- No me importa pasar por un tipo ruin y vengativo que hace leña del árbol caído y se descogorcia de la risa con la desgracia ajena. No, desde luego, si de lo que hablamos es de la tan patética como cómica agonía con luz y taquígrafos de Ciudadanos. Esa especie de terapia de grupo del pasado fin de semana —he visto cenas de empresa con más asistentes— en un palacio de congreso de regional preferente es el retrato a escala de la formación que se va a ir por el retrete de la Historia sin haber acreditado nada más que arribismo, oportunismo, difusión desvergonzada de topicazos falsos, mediocridad estratosférica y, eso sí, ganas de hacer daño. Bueno, todo eso, acompañado de una torpeza indescriptible, porque si hacemos el balance de lo conseguido por la secta naranja desde su irrupción dopada por el Ibex-35, resulta que los objetivos cubiertos no han ido más allá de conseguir poltronas temporales.

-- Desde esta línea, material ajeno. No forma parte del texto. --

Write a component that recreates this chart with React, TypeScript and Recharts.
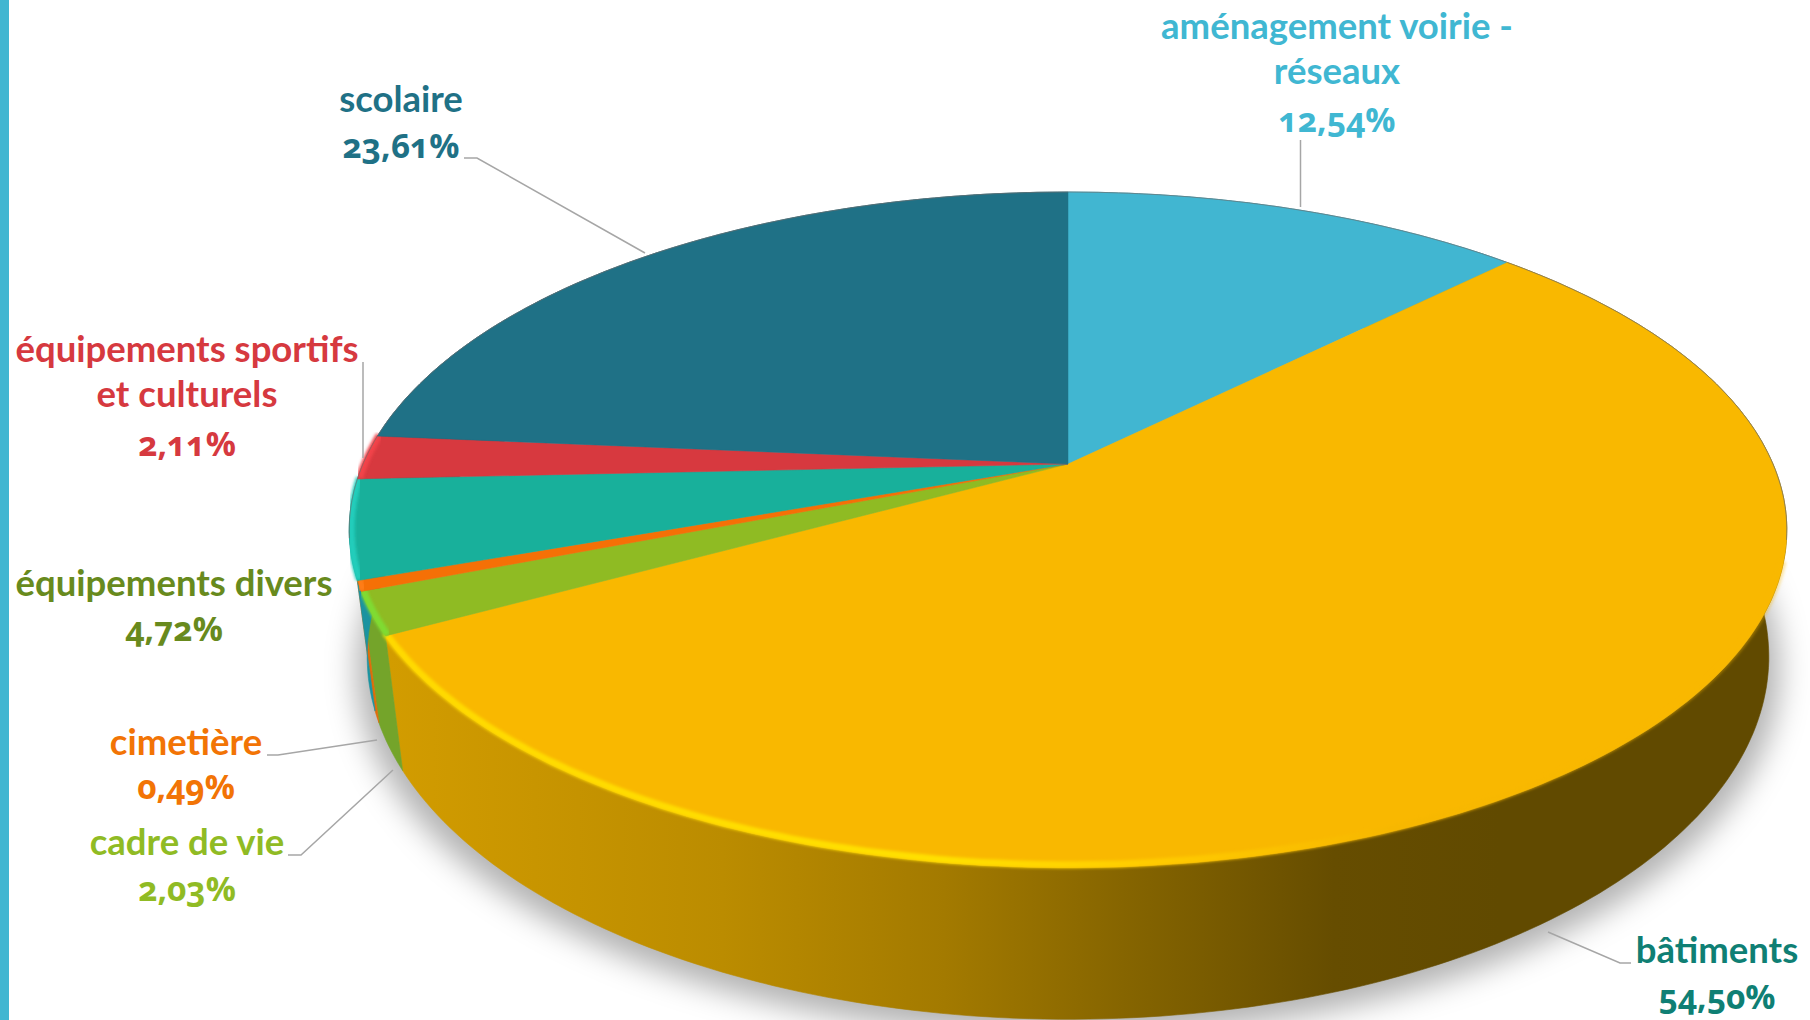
import { PieChart, Pie } from "recharts";

// values
const categories = ["aménagement voirie - réseaux", "bâtiments", "cadre de vie", "cimetière", "équipements divers", "équipements sportifs et culturels", "scolaire"];
const shares = [12.54, 54.5, 2.03, 0.49, 4.72, 2.11, 23.61];
const labelRows = [["aménagement voirie -", "réseaux"], ["bâtiments"], ["cadre de vie"], ["cimetière"], ["équipements divers"], ["équipements sportifs", "et culturels"], ["scolaire"]];

const topColors = ["#41b6d1", "#f9b800", "#8fbb23", "#f57006", "#18b09b", "#d7393f", "#1f7186"];
const wallColors = ["#2c8ba1", "url(#wallBat)", "#74a42a", "#e06c08", "#1b93a0", "#a52b30", "#175566"];
const rimColors = ["none", "url(#rimBat)", "#7fdc30", "#ff7d12", "#20cdbb", "#f2434a", "none"];
const textColors = ["#40b7d2", "#0f7f74", "#90bb24", "#f27405", "#688a1d", "#d6393f", "#1f7186"];

// label placement: centre x, baseline of each line, then the leader line
const labelX = [1337, 1717, 187, 186, 174, 187, 401];
const labelY = [[39, 84, 132], [963, 1009], [855, 901], [755, 799], [596, 641], [362, 407, 456], [112, 158]];
const leaders = [
  "M1300.5 140V207",
  "M1548 932L1620 963H1631",
  "M288 855H301L393 770",
  "M267 755H278L377 740",
  "",
  "M363 362V458",
  "M464 158H477L645 253",
];

const rows = categories.map((name, i) => ({ name, value: shares[i] }));

const KEYSTONE = 0.195; // perspective of the disc
const TILT = 0.461;
const DEPTH = 122;

const project = (p: any, angle: number, lower = false) => {
  const rad = (angle * Math.PI) / 180;
  const u = Math.cos(rad);
  const v = -Math.sin(rad);
  const w = 1 - KEYSTONE * v;
  const x = (p.outerRadius * u) / w;
  const y = p.cy + (p.outerRadius * TILT * v) / w;
  if (lower) return [p.cx + x * 0.975, y + DEPTH / w];
  return [p.cx + x, y];
};

const arcPoints = (p: any, lower = false) => {
  const steps = Math.max(2, Math.ceil(Math.abs(p.endAngle - p.startAngle)));
  const pts: number[][] = [];
  for (let i = 0; i <= steps; i++) {
    pts.push(project(p, p.startAngle + ((p.endAngle - p.startAngle) * i) / steps, lower));
  }
  return pts;
};

const toPath = (pts: number[][]) => pts.map((q, i) => `${i ? "L" : "M"}${q[0].toFixed(1)} ${q[1].toFixed(1)}`).join("");

const WallShape = (p: any) => {
  const i = categories.indexOf(p.name);
  const top = arcPoints(p);
  const low = arcPoints(p, true).reverse();
  return <path d={toPath([...top, ...low]) + "Z"} fill={wallColors[i]} stroke={wallColors[i]} strokeWidth={0.6} />;
};

const TopShape = (p: any) => {
  const i = categories.indexOf(p.name);
  const arc = arcPoints(p);
  const backArc = arc.filter((q) => q[1] < 540);
  // the big slice only gets its bright edge along the front
  const rim = i === 1 ? arc.filter((q) => q[1] > 560) : arc;
  return (
    <g>
      <path d={`M${p.cx} ${p.cy}` + toPath(arc).replace("M", "L") + "Z"} fill={topColors[i]} stroke={topColors[i]} strokeWidth={0.5} />
      {rimColors[i] !== "none" && (
        <path d={toPath(rim)} fill="none" stroke={rimColors[i]} strokeWidth={7} filter="url(#soft)" transform={i === 1 ? "translate(0 -3)" : "translate(2 -1)"} />
      )}
      {backArc.length > 1 && <path d={toPath(backArc)} fill="none" stroke="#6f6f6f" strokeOpacity={0.65} strokeWidth={1} />}
    </g>
  );
};

const renderLabel = (p: any) => {
  const i = categories.indexOf(p.name);
  const names = labelRows[i];
  const percent = shares[i].toFixed(2).replace(".", ",") + "%";
  return (
    <g key={p.name}>
      {leaders[i] && <path d={leaders[i]} fill="none" stroke="#a6a6a6" strokeWidth={1.5} />}
      <text textAnchor="middle" fill={textColors[i]} fontFamily="Lato, sans-serif" fontWeight={700} fontSize={36.5}>
        {names.map((line, k) => (
          <tspan key={k} x={labelX[i]} y={labelY[i][k]}>
            {line}
          </tspan>
        ))}
      </text>
      <text
        x={labelX[i]}
        y={labelY[i][names.length]}
        textAnchor="middle"
        fill={textColors[i]}
        fontFamily="'Open Sans', sans-serif"
        fontWeight={700}
        fontSize={33.5}
        style={{ fontFeatureSettings: '"onum"' }}
      >
        {percent}
      </text>
    </g>
  );
};

export default function App() {
  return (
    <div style={{ position: "absolute", left: 0, top: 0, width: 1810, height: 1020, overflow: "hidden", background: "#fff" }}>
      <div style={{ position: "absolute", left: 0, top: 0, width: 9, height: 1020, background: "#41b6d1" }} />
      <svg width={1810} height={1020} style={{ position: "absolute", left: 0, top: 0 }}>
        <defs>
          <filter id="shadow" x="-10%" y="-10%" width="120%" height="120%">
            <feGaussianBlur stdDeviation={15} />
          </filter>
        </defs>
        <ellipse cx={1068} cy={670} rx={712} ry={366} fill="#000" fillOpacity={0.3} filter="url(#shadow)" />
      </svg>
      <div style={{ position: "absolute", left: 0, top: 0 }}>
        <PieChart width={1810} height={1020} margin={{ top: 0, right: 0, bottom: 0, left: 0 }}>
          <defs>
            <linearGradient id="wallBat" gradientUnits="userSpaceOnUse" x1={390} y1={0} x2={1500} y2={0}>
              <stop offset="0" stopColor="#d29c00" />
              <stop offset="0.3" stopColor="#bb8c00" />
              <stop offset="0.5" stopColor="#a37a00" />
              <stop offset="0.66" stopColor="#866500" />
              <stop offset="0.85" stopColor="#664d00" />
              <stop offset="1" stopColor="#614a00" />
            </linearGradient>
            <linearGradient id="rimBat" gradientUnits="userSpaceOnUse" x1={390} y1={0} x2={1780} y2={0}>
              <stop offset="0" stopColor="#ffd900" />
              <stop offset="0.4" stopColor="#ffe000" />
              <stop offset="0.55" stopColor="#ffcb00" />
              <stop offset="0.72" stopColor="#f7b700" />
              <stop offset="1" stopColor="#f9b800" stopOpacity={0.35} />
            </linearGradient>
            <filter id="soft" x="-5%" y="-5%" width="110%" height="110%">
              <feGaussianBlur stdDeviation={1.6} />
            </filter>
          </defs>
          <Pie
            data={rows}
            dataKey="value"
            nameKey="name"
            cx={1068}
            cy={464}
            innerRadius={0}
            outerRadius={705}
            startAngle={90}
            endAngle={-270}
            stroke="none"
            shape={WallShape}
            label={false}
            labelLine={false}
            isAnimationActive={false}
          />
          <Pie
            data={rows}
            dataKey="value"
            nameKey="name"
            cx={1068}
            cy={464}
            innerRadius={0}
            outerRadius={705}
            startAngle={90}
            endAngle={-270}
            stroke="none"
            shape={TopShape}
            label={renderLabel}
            labelLine={false}
            isAnimationActive={false}
          />
        </PieChart>
      </div>
    </div>
  );
}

- Como tantas veces, las razones del estrepitoso fiasco hay que buscarlas en la condición humana. En la de buena parte de los vividores que se apuntaron al invento para pillar cacho —dejo al margen al pequeño porcentaje que se enroló por convicción—, pero sobre todo, en la de quien ejerció de gurú con pies de barro, que tiene nombre y apellido: Albert Rivera, que ya cuenta con mesa reservada en un sarao del PP en otoño pero que no ha tenido la gallardía de hacerse presente en la voluntarista reunión de aquellos a los que llevó al borde del abismo. Hace poco más de dos años —abril de 2019, qué corta es la memoria— consiguió 57 diputados. Fue la tercera fuerza política del Estado, a tiro de piedra de un PP que se desangraba. Pudo sumar sus escaños a los de un Pedro Sánchez al que, como bien sabemos, le da igual arre que so. De nada sirvió la presión desesperada de sus financiadores. Una pulsión autodestructiva que algún día debería estudiar la psiquiatría lo mantuvo en sus trece.
- En las elecciones que hubieron de repetirse por su obcecación se consumó la profecía que él mismo avanzó en un anuncio con un cachorrito: huele a leche. Y qué leche: diez míseros diputados que prácticamente no sirven en ninguna suma. La ambiciosa heredera del desastre ha ido poniendo más clavos al ataúd con decisiones sucesivas que empeoraban la anterior. Las urnas en Catalunya y Madrid han mostrado que no hay otro camino que el de la irrelevancia. El clavo ardiendo del liberalismo —a buenas horas mangas verdes— no les librará de su destino. Desde los cuatro territorios forales tenemos motivos sobrados para celebrarlo.